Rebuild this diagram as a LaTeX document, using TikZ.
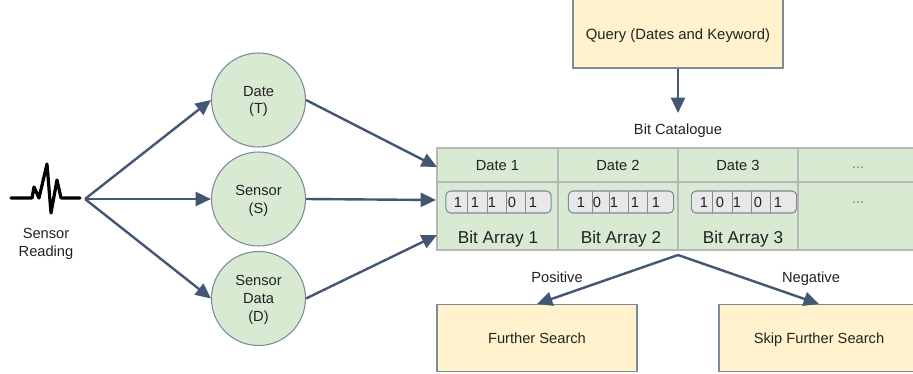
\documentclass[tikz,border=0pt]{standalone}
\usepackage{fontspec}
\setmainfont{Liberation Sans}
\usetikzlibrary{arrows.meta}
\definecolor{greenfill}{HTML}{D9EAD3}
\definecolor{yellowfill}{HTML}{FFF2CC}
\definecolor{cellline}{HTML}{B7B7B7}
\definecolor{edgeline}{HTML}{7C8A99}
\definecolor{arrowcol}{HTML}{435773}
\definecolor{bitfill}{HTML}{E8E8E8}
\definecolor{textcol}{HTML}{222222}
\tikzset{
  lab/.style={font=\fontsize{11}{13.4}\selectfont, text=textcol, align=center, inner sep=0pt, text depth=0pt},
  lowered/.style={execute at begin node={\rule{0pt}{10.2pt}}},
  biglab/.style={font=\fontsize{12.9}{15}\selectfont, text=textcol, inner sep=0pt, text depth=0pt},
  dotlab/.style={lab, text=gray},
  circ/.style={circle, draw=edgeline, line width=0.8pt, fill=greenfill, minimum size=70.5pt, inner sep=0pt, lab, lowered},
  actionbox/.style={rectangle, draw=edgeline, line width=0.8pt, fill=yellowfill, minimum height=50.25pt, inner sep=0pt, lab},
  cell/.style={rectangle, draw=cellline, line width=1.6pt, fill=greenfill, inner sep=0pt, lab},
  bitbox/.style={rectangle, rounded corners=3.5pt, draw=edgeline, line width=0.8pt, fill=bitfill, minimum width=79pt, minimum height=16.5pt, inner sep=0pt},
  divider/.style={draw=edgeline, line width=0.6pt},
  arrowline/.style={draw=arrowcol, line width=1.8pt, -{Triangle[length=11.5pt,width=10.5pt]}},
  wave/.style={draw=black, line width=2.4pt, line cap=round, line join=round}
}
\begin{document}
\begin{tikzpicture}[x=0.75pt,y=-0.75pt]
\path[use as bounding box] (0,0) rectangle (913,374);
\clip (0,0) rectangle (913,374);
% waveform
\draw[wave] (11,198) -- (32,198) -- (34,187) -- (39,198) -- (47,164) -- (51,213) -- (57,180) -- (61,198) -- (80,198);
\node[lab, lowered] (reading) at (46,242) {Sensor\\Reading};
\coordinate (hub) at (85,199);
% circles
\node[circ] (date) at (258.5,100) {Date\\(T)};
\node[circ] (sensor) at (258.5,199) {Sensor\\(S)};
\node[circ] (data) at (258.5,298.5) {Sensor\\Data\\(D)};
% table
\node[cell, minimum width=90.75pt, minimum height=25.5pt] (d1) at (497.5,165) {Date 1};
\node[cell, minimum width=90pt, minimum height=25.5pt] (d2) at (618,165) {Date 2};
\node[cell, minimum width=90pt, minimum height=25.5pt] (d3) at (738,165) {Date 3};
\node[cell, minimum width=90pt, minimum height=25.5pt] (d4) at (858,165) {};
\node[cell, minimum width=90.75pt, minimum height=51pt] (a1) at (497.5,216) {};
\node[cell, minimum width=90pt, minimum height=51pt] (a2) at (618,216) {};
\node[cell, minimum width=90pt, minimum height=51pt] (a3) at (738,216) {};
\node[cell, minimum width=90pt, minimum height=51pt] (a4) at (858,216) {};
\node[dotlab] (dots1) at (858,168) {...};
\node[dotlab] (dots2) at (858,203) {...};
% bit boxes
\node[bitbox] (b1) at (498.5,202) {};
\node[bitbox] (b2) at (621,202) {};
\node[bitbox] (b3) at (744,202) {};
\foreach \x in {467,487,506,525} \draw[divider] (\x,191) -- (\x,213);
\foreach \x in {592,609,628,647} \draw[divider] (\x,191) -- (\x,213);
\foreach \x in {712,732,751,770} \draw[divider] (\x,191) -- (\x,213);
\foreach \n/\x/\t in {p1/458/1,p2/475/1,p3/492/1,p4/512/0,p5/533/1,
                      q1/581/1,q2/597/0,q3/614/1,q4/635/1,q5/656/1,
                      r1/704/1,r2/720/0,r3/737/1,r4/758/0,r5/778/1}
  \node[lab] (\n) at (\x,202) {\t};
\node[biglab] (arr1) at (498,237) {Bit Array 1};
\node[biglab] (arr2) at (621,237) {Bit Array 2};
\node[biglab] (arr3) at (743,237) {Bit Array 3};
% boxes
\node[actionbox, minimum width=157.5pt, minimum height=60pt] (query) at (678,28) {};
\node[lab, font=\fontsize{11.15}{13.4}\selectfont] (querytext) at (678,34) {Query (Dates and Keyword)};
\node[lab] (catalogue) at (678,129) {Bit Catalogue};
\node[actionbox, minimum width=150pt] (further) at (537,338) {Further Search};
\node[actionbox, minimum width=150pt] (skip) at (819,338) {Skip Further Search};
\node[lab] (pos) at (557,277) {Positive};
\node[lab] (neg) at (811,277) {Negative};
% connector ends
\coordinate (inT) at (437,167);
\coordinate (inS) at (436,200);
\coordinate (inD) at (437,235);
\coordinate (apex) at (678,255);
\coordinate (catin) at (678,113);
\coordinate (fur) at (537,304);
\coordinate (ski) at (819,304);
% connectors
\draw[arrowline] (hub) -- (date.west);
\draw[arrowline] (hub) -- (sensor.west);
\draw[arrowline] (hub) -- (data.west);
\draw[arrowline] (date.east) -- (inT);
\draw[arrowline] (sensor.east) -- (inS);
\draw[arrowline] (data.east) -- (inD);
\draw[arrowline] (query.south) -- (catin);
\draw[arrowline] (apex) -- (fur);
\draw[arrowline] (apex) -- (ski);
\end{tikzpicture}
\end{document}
==
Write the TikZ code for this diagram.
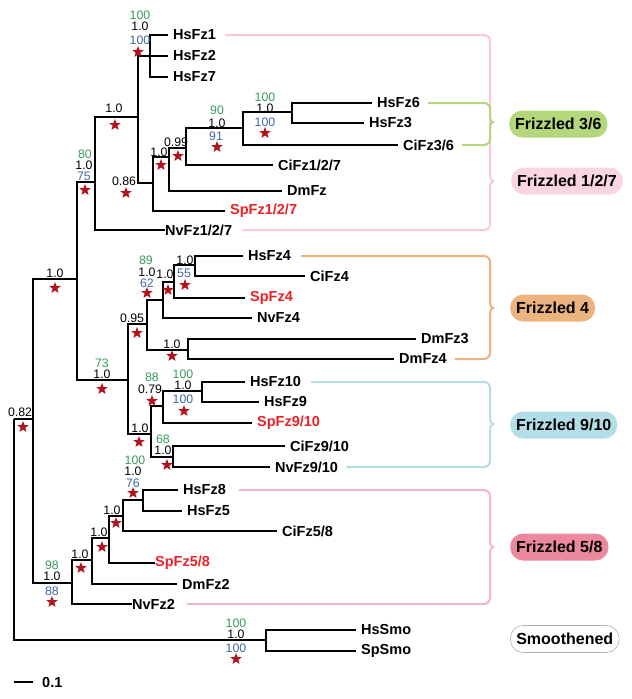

#### The problem
Take every line from the records above that has the word "this" and copy it.

#### The output
Rebuild this diagram as a LaTeX document, using TikZ.
Write the TikZ code for this diagram.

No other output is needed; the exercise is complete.